Partager le travail en reportant l’essentiel des charges sociales au-delà de 32 heures de travail par semaine, tout en permettant à ceux qui le veulent de continuer à travailler au- delà de soixante-cinq ans, afin de ne pas perdre leurs compétences.

Relancer la croissance en réduisant le poids de la dette publique et privée en tolérant une modeste hausse des prix annuelle, inférieure à 5 %, et en accordant aux particuliers ce qu’on a accordé aux grandes banques : socialiser une partie de leurs dettes rendues intolérables par le chômage.
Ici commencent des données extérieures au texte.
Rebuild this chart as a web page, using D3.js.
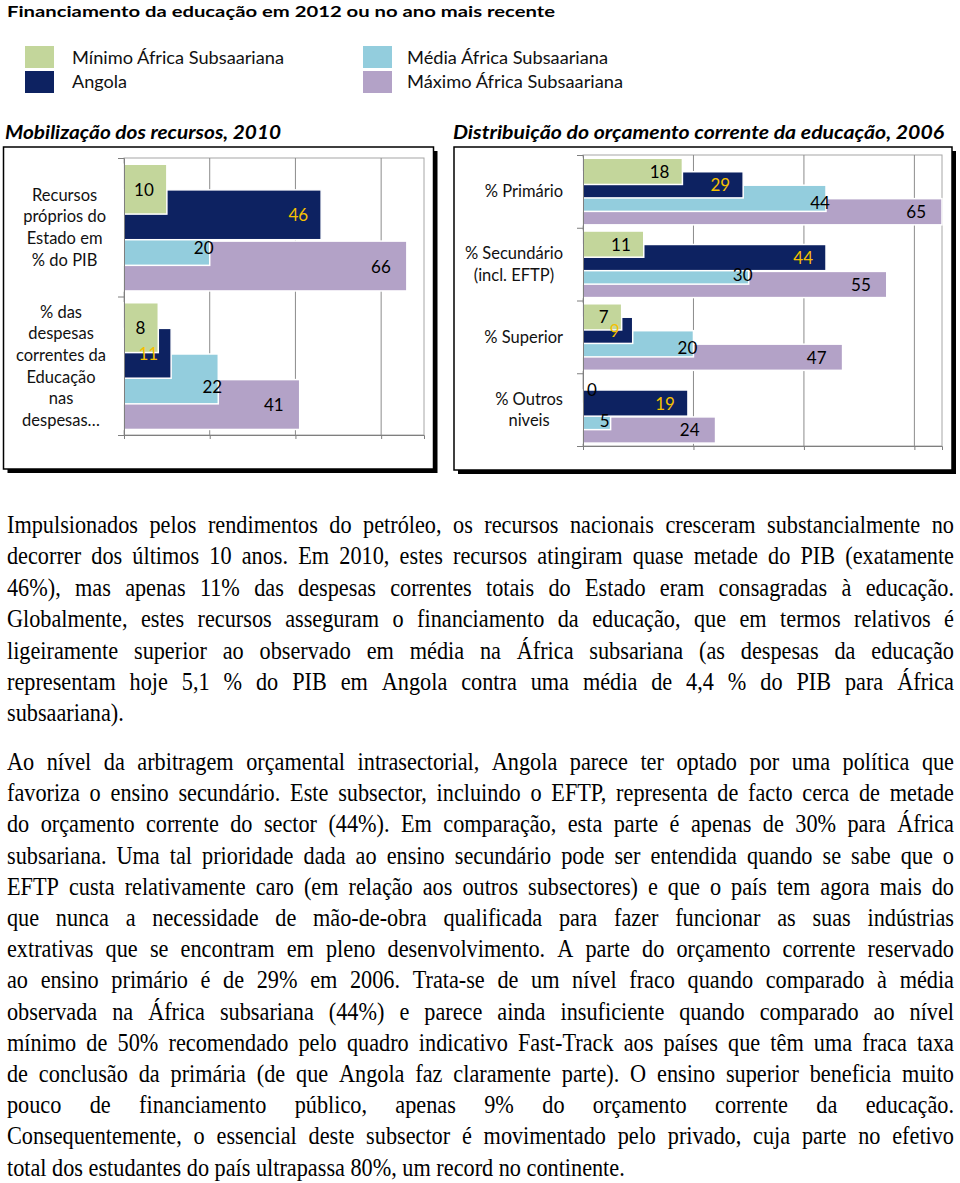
<!DOCTYPE html>
<html><head><meta charset="utf-8">
<script src="https://cdn.jsdelivr.net/npm/d3@7"></script>
<style>body{margin:0;background:#fff}svg{display:block}</style>
</head><body><svg id="c" width="960" height="1183"></svg>
<script>
// ---------- DATA ----------
const seriesNames = ["Mínimo África Subsaariana", "Angola", "Média África Subsaariana", "Máximo África Subsaariana"];
const seriesColors = ["#c3d69b", "#0d2261", "#93cddd", "#b3a2c7"];
const labelColors = ["#000", "#f5c000", "#000", "#000"];

const leftTitle = "Mobilização dos recursos, 2010";
const leftCategories = [["Recursos", "próprios do", "Estado em", "% do PIB"], ["% das", "despesas", "correntes da", "Educação", "nas", "despesas…"]];
const leftMin = [10, 8];
const leftAngola = [46, 11];
const leftMedia = [20, 22];
const leftMax = [66, 41];
const leftTicks = [0, 20, 40, 60];
const leftAxisMax = 70;

const rightTitle = "Distribuição do orçamento corrente da educação, 2006";
const rightCategories = [["% Primário"], ["% Secundário", "(incl. EFTP)"], ["% Superior"], ["% Outros", "niveis"]];
const rightMin = [18, 11, 7, 0];
const rightAngola = [29, 44, 9, 19];
const rightMedia = [44, 30, 20, 5];
const rightMax = [65, 55, 47, 24];
const rightTicks = [0, 20, 40, 60];
const rightAxisMax = 65;

const mainTitle = "Financiamento da educação em 2012 ou no ano mais recente";

const para1 = [
"Impulsionados pelos rendimentos do petróleo, os recursos nacionais cresceram substancialmente no",
"decorrer dos últimos 10 anos. Em 2010, estes recursos atingiram quase metade do PIB (exatamente",
"46%), mas apenas 11% das despesas correntes totais do Estado eram consagradas à educação.",
"Globalmente, estes recursos asseguram o financiamento da educação, que em termos relativos é",
"ligeiramente superior ao observado em média na África subsariana (as despesas da educação",
"representam hoje 5,1 % do PIB em Angola contra uma média de 4,4 % do PIB para África",
"subsaariana)."
];
const para2 = [
"Ao nível da arbitragem orçamental intrasectorial, Angola parece ter optado por uma política que",
"favoriza o ensino secundário. Este subsector, incluindo o EFTP, representa de facto cerca de metade",
"do orçamento corrente do sector (44%). Em comparação, esta parte é apenas de 30% para África",
"subsariana. Uma tal prioridade dada ao ensino secundário pode ser entendida quando se sabe que o",
"EFTP custa relativamente caro (em relação aos outros subsectores) e que o país tem agora mais do",
"que nunca a necessidade de mão-de-obra qualificada para fazer funcionar as suas indústrias",
"extrativas que se encontram em pleno desenvolvimento. A parte do orçamento corrente reservado",
"ao ensino primário é de 29% em 2006. Trata-se de um nível fraco quando comparado à média",
"observada na África subsariana (44%) e parece ainda insuficiente quando comparado ao nível",
"mínimo de 50% recomendado pelo quadro indicativo Fast-Track aos países que têm uma fraca taxa",
"de conclusão da primária (de que Angola faz claramente parte). O ensino superior beneficia muito",
"pouco de financiamento público, apenas 9% do orçamento corrente da educação.",
"Consequentemente, o essencial deste subsector é movimentado pelo privado, cuja parte no efetivo",
"total dos estudantes do país ultrapassa 80%, um record no continente."
];

// ---------- DRAW ----------
const sans = "Lato, 'Open Sans', sans-serif";
const serif = "'Liberation Serif', 'Times New Roman', serif";
const svg = d3.select("#c");

// title
svg.append("text").attr("x", 7).attr("y", 17).attr("font-family", sans).attr("font-weight", "bold")
  .attr("font-size", 16).attr("textLength", 548).attr("lengthAdjust", "spacingAndGlyphs").text(mainTitle);

// legend
const legendPos = [[25, 46, 72, 64], [25, 71, 72, 88], [363, 46, 407, 64], [363, 71, 407, 88]];
const legendLen = [212, 55, 201, 216];
seriesNames.forEach((n, i) => {
  const p = legendPos[i];
  svg.append("rect").attr("x", p[0]).attr("y", p[1]).attr("width", 29).attr("height", 22).attr("fill", seriesColors[i]);
  svg.append("text").attr("x", p[2]).attr("y", p[3]).attr("font-family", sans).attr("font-size", 17)
    .attr("fill", "#111").attr("textLength", legendLen[i]).attr("lengthAdjust", "spacingAndGlyphs").text(n);
});

function panel(cfg) {
  const g = svg.append("g");
  const [bx, by, bw, bh] = cfg.box;
  g.append("rect").attr("x", bx + 4).attr("y", by + 4).attr("width", bw).attr("height", bh).attr("fill", "#000");
  g.append("rect").attr("x", bx).attr("y", by).attr("width", bw).attr("height", bh).attr("fill", "#fff")
    .attr("stroke", "#000").attr("stroke-width", 1.5);
  g.append("text").attr("x", cfg.title[0]).attr("y", cfg.title[1]).attr("font-family", sans)
    .attr("font-weight", "bold").attr("font-style", "italic").attr("font-size", 18)
    .attr("textLength", cfg.title[2]).attr("lengthAdjust", "spacingAndGlyphs").text(cfg.titleText);

  const [x0, x1, y0, y1] = cfg.plot;
  const n = cfg.categories.length;
  const x = d3.scaleLinear().domain([0, cfg.max]).range([x0, x1]);
  const y = d3.scaleBand().domain(d3.range(n)).range([y0, y1]).padding(0);
  const yb = d3.scaleLinear().domain([0, n]).range([y0, y1]);
  const band = y.bandwidth();

  // plot border
  g.append("rect").attr("x", x0).attr("y", y0).attr("width", x1 - x0).attr("height", y1 - y0)
    .attr("fill", "none").attr("stroke", "#a6a6a6").attr("stroke-width", 1);
  // gridlines
  g.selectAll(".grid").data(cfg.ticks.filter(t => t > 0)).join("line")
    .attr("x1", d => x(d)).attr("x2", d => x(d)).attr("y1", y0).attr("y2", y1)
    .attr("stroke", "#8c8c8c").attr("stroke-width", 1);

  // bars: draw order max, media, angola, min (min on top)
  const series = cfg.series;
  const off = s => band * (0.045 + s * 0.185);
  const bh2 = band * 0.36;
  [3, 2, 1, 0].forEach(s => {
    g.selectAll(".bar" + s).data(series[s]).join("rect")
      .attr("x", x(0)).attr("y", (d, i) => y(i) + off(s))
      .attr("width", d => Math.max(0, x(d) - x(0))).attr("height", bh2)
      .attr("fill", seriesColors[s]).attr("stroke", d => d > 0 ? "#fff" : "none").attr("stroke-width", 1.5);
  });

  // axes
  const ax = g.append("g").attr("transform", `translate(${x0},0)`)
    .call(d3.axisLeft(yb).tickValues(d3.range(n + 1)).tickSize(6).tickFormat(""));
  const bx2 = g.append("g").attr("transform", `translate(0,${y1})`)
    .call(d3.axisBottom(x).tickValues(cfg.ticks).tickSize(4).tickFormat(""));
  [ax, bx2].forEach(a => { a.selectAll("path,line").attr("stroke", "#7f7f7f"); });

  // data labels
  [0, 1, 2, 3].forEach(s => {
    series[s].forEach((v, i) => {
      const cy = y(i) + off(s) + bh2 / 2 + (s === 2 ? bh2 * 0.15 : 0);
      const t = g.append("text").attr("font-family", sans).attr("font-size", 17)
        .attr("fill", labelColors[s]).attr("dominant-baseline", "central").attr("y", cy).text(v);
      const w = t.node().getComputedTextLength();
      if (s === 2) {
        t.attr("text-anchor", "middle").attr("x", x(v) - 6);
      } else if (x(v) - 13 - w < x0) {
        t.attr("text-anchor", "start").attr("x", x0 + 4);
      } else {
        t.attr("text-anchor", "end").attr("x", x(v) - (s === 3 ? 16 : 13));
      }
    });
  });

  // category labels (right aligned block, centered lines)
  const lh = 21.7;
  cfg.categories.forEach((lines, i) => {
    const cy = y(i) + band / 2;
    const ts = lines.map((l, k) => g.append("text").attr("font-family", sans).attr("font-size", 16.5)
      .attr("fill", "#111").attr("text-anchor", "middle").attr("dominant-baseline", "central")
      .attr("y", cy + (k - (lines.length - 1) / 2) * lh).text(l));
    const mw = d3.max(ts, t => t.node().getComputedTextLength());
    ts.forEach(t => t.attr("x", cfg.labelRight - mw / 2));
  });
}

panel({
  box: [3.5, 147, 430, 322], title: [5, 139, 276], titleText: leftTitle,
  plot: [124, 424, 158, 435], max: leftAxisMax, ticks: leftTicks,
  categories: leftCategories, series: [leftMin, leftAngola, leftMedia, leftMax], labelRight: 106
});
panel({
  box: [454, 147, 498, 323], title: [453, 139, 491], titleText: rightTitle,
  plot: [583, 942, 155, 446], max: rightAxisMax, ticks: rightTicks,
  categories: rightCategories, series: [rightMin, rightAngola, rightMedia, rightMax], labelRight: 563
});

// body text, justified
const body = svg.append("g");
const fs = 25, sx = 0.89, left = 7, right = 954;
function drawPara(lines, yStart, lhgt) {
  lines.forEach((line, li) => {
    const words = line.split(" ");
    const yy = yStart + li * lhgt;
    const g = body.append("g").attr("transform", `translate(${left},${yy}) scale(${sx},1)`);
    const ts = words.map(w => g.append("text").attr("font-family", serif).attr("font-size", fs).attr("fill", "#000").text(w));
    const widths = ts.map(t => t.node().getComputedTextLength());
    const sum = d3.sum(widths);
    const Wl = (right - left) / sx;
    const last = li === lines.length - 1;
    let gap = last ? fs * 0.25 : (Wl - sum) / Math.max(1, words.length - 1);
    let k = 1;
    if (gap < fs * 0.12) { gap = fs * 0.12; k = Wl / (sum + gap * (words.length - 1)); }
    let xx = 0;
    ts.forEach((t, i) => { t.attr("x", xx); xx += widths[i] + gap; });
    if (k !== 1) g.attr("transform", `translate(${left},${yy}) scale(${sx * k},1)`);
  });
}
drawPara(para1, 533, 31.4);
drawPara(para2, 770, 31.2);
</script>
</body></html>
Associer les représentants des salariés aux choix des grands investissements pour que soit retenue, à coût égal,la technologie la plus créatrice d’emploi.

Introduire dans la loi, dans tous les domaines de service public (éducation, logement, transport) une discrimination positive en faveur des plus défavorisés.

Accepter chaque année autant de centaines de milliers de travailleurs étrangers qu’il sera nécessaire pour financer l’équilibre des retraites, compte tenu du déficit démographique français.

Cette stratégie créerait un grand nombre d’emplois et provoquerait une formidable croissance en réduisant les dettes. Elle favoriserait le développement des entreprises et de la cohésion sociale, réduirait la peur de l’avenir, et ferait de la France le moteur d’une autre Europe, plus libre, plus égale, plus fraternelle.

Le premier projet aurait pour ambition de faire de la France la meilleure élève de la classe libérale. Le second d’en faire l’avant-garde d’une social-démocratie continentale. L’un et l’autre exigeraient de l’audace et du temps.

Naturellement, il ne s’agit pas d’installer entre ces projets quelque manichéisme. Chacun d’eux pourrait s’enrichir de l’autre, dialoguer avec l’autre, mettre en commun des réformes et, au moins, se reconnaître réciproquement comme honorables.

Si l’on ne lance pas très vite ce débat, si l’on en reste à l’opposition morne entre deux complets gris, alors le chômage restera l’horizon lancinant du XXIe siècle. Et c’est la démocratie elle-même qui sombrera, naufragée par des pirates noirs ou rouges. Noirs et rouges.